STORED DATA:
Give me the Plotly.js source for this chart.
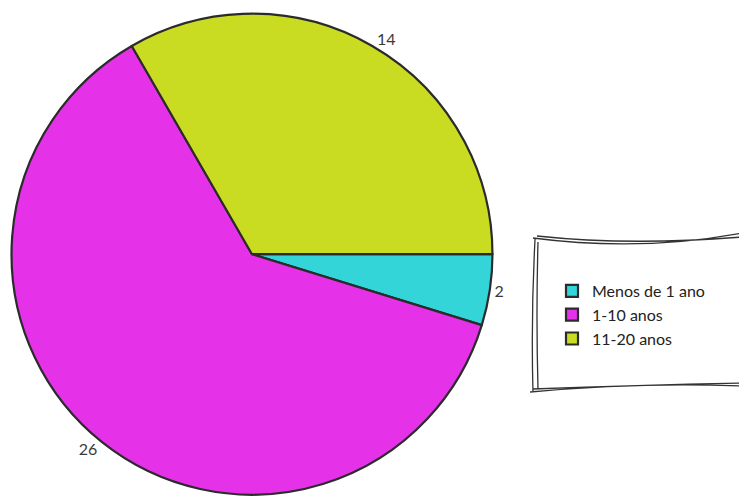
<!DOCTYPE html>
<html>
<head>
<meta charset="utf-8">
<script src="https://cdn.plot.ly/plotly-3.0.1.min.js"></script>
<style>html,body{margin:0;padding:0;background:#fff;}#chart{width:739px;height:496px;}</style>
</head>
<body>
<div id="chart"></div>
<script>
const labels = ["Menos de 1 ano", "1-10 anos", "11-20 anos"];
const values = [2, 26, 14];
const colors = ["#33d5d8", "#e532e8", "#c9dc22"];

const W = 739, H = 496;
const px = x => x / W;
const py = y => 1 - y / H;

// hand-drawn legend frame (pixel path converted to paper coords)
function P(x, y) { return px(x).toFixed(4) + "," + py(y).toFixed(4); }
const framePath =
  "M" + P(533, 238) + " Q" + P(640, 252) + " " + P(742, 233) +
  " M" + P(537, 236) + " Q" + P(630, 246) + " " + P(742, 237) +
  " M" + P(535, 239) + " Q" + P(531, 315) + " " + P(533, 392) +
  " M" + P(538, 242) + " Q" + P(536, 315) + " " + P(538, 389) +
  " M" + P(530, 392) + " Q" + P(640, 382) + " " + P(742, 386) +
  " M" + P(533, 389) + " Q" + P(640, 385) + " " + P(742, 383);

const data = [{
  type: "pie",
  labels: labels,
  values: values,
  sort: false,
  direction: "clockwise",
  rotation: 90,
  textinfo: "value",
  textposition: "outside",
  textfont: {family: "Lato, 'Open Sans', sans-serif", size: 16, color: "#3a3a3a"},
  marker: {
    colors: colors,
    line: {color: "#2b2b2b", width: 2.2}
  },
  domain: {x: [0.0156, 0.6664], y: [0, 0.975]},
  hoverinfo: "label+value"
}];

const layout = {
  width: W, height: H,
  margin: {l: 0, r: 0, t: 0, b: 0},
  paper_bgcolor: "#ffffff",
  showlegend: true,
  legend: {
    x: px(552), xanchor: "left",
    y: py(315), yanchor: "middle",
    bgcolor: "rgba(0,0,0,0)",
    borderwidth: 0,
    font: {family: "Lato, 'Open Sans', sans-serif", size: 16, color: "#222"}
  },
  shapes: [{
    type: "path", xref: "paper", yref: "paper",
    path: framePath,
    line: {color: "#333", width: 1.3},
    layer: "below"
  }]
};

Plotly.newPlot("chart", data, layout, {displayModeBar: false, staticPlot: true});
</script>
</body>
</html>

WHAT YOU SHOULD DO: Keep the pictures out of the copy and return the rest of the data above exactly.

OUTPUT OF THE TASK:
Give me the Plotly.js source for this chart.
<!DOCTYPE html>
<html>
<head>
<meta charset="utf-8">
<script src="https://cdn.plot.ly/plotly-3.0.1.min.js"></script>
<style>html,body{margin:0;padding:0;background:#fff;}#chart{width:739px;height:496px;}</style>
</head>
<body>
<div id="chart"></div>
<script>
const labels = ["Menos de 1 ano", "1-10 anos", "11-20 anos"];
const values = [2, 26, 14];
const colors = ["#33d5d8", "#e532e8", "#c9dc22"];

const W = 739, H = 496;
const px = x => x / W;
const py = y => 1 - y / H;

// hand-drawn legend frame (pixel path converted to paper coords)
function P(x, y) { return px(x).toFixed(4) + "," + py(y).toFixed(4); }
const framePath =
  "M" + P(533, 238) + " Q" + P(640, 252) + " " + P(742, 233) +
  " M" + P(537, 236) + " Q" + P(630, 246) + " " + P(742, 237) +
  " M" + P(535, 239) + " Q" + P(531, 315) + " " + P(533, 392) +
  " M" + P(538, 242) + " Q" + P(536, 315) + " " + P(538, 389) +
  " M" + P(530, 392) + " Q" + P(640, 382) + " " + P(742, 386) +
  " M" + P(533, 389) + " Q" + P(640, 385) + " " + P(742, 383);

const data = [{
  type: "pie",
  labels: labels,
  values: values,
  sort: false,
  direction: "clockwise",
  rotation: 90,
  textinfo: "value",
  textposition: "outside",
  textfont: {family: "Lato, 'Open Sans', sans-serif", size: 16, color: "#3a3a3a"},
  marker: {
    colors: colors,
    line: {color: "#2b2b2b", width: 2.2}
  },
  domain: {x: [0.0156, 0.6664], y: [0, 0.975]},
  hoverinfo: "label+value"
}];

const layout = {
  width: W, height: H,
  margin: {l: 0, r: 0, t: 0, b: 0},
  paper_bgcolor: "#ffffff",
  showlegend: true,
  legend: {
    x: px(552), xanchor: "left",
    y: py(315), yanchor: "middle",
    bgcolor: "rgba(0,0,0,0)",
    borderwidth: 0,
    font: {family: "Lato, 'Open Sans', sans-serif", size: 16, color: "#222"}
  },
  shapes: [{
    type: "path", xref: "paper", yref: "paper",
    path: framePath,
    line: {color: "#333", width: 1.3},
    layer: "below"
  }]
};

Plotly.newPlot("chart", data, layout, {displayModeBar: false, staticPlot: true});
</script>
</body>
</html>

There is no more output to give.